[Cryptography] Why are Diffie-Hellman key sizes multiples of 64?
Nicko van Someren
nicko at nicko.org
Mon Jan 26 10:40:56 EST 2026
> On Jan 25, 2026, at 17:16, Jon Callas <jon at callas.org> wrote:
>
>> On Jan 25, 2026, at 01:14, Pierre Abbat <phma at bezitopo.org> wrote:
>>
>> Does this requirement come from the library they're using? I don't see what's
>> wrong with using a 4184-bit or 4235-bit prime, as long as it's a safe prime,
>> strong prime, or Fouvry prime.
>
> It's a stupid requirement coming from programmers who don't want to do the work to make it work with any machine word size. Nothing to do with the math.
>
> Now, speaking out of the other side of my mouth, if you assume your numbers fit neatly into machine words, you can write a simplified, faster algorithm. At least that's what it says on the marketing brochure.
Speaking as someone who was once both the engineer implementing this and the product marketing person (ahh, the joys of start-ups), and so both wrote both the code and the marketing brochure, the back in the 90s when CPUs were orders of magnitude slower than they are now the answer was to a large extent price-performance ratio.

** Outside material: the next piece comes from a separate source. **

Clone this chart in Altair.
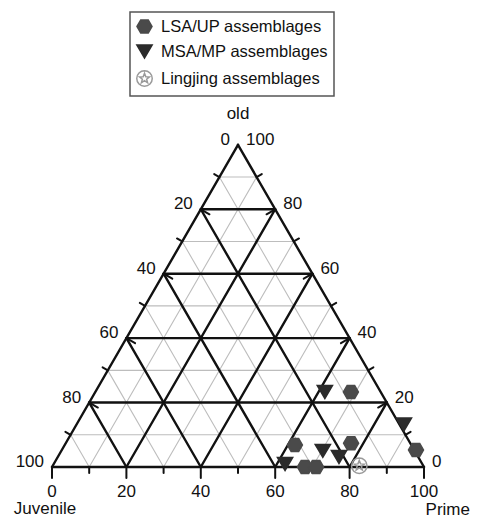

Our devices would handle any key size you wanted, but they went much faster when the size was a multiple of 32. This was because you got to avoid having to do several steps by hand and also because you got to squeeze every last cycle out of the CPU. Montgomery multiplication involves a fair amount of "divide by 2^N" and "modulo 2^N"; these are trivial when N is a multiple of the machine word size and require code when it's not (and the divide is actually tediously slow). Also, multiplying together two 31 bit numbers into a 62 bit result does a few percent less work for you then multiplying together two 32 bit numbers into a 64 bit result, and back then every cycle counted.
> ...
>
> There's no math reason, it's an engineers-being lazy reason, where "lazy" might be a pejorative way to say "prudent." Or not.
No, it's an engineers saying "if you use it this way it will work better for you" reason. That's not the same as being lazy and not quite the same as prudent either. When you are operating in a highly constrained environment knowing how to make the best use of the resources available is valuable.
Back in 1995 the Sun Netra web server product was capable of handling a whopping 0.9 SSL handshakes per second, almost entirely limited by the speed of the RSA decrypt. The RSA decrypt was that slow because the BSafe library as optimised for portability and flexibility, not performance. By writing optimised code AND telling people how to use it most efficiently we were able to achieve more than an order of magnitude speed-up on the same hardware, and more than two orders of magnitude speed-up on optimised hardware.
For most sensible products having the key sizes a multiple of the word size was always a recommendation, not a requirement. In the of cases where it was an actual requirement then yes, I'll buy Jon's argument that it was lazy, but I think it was probably lazy on the side of product support as well as the engineers, since they didn't want to field calls from customers saying "why the hell is this code running so slow"?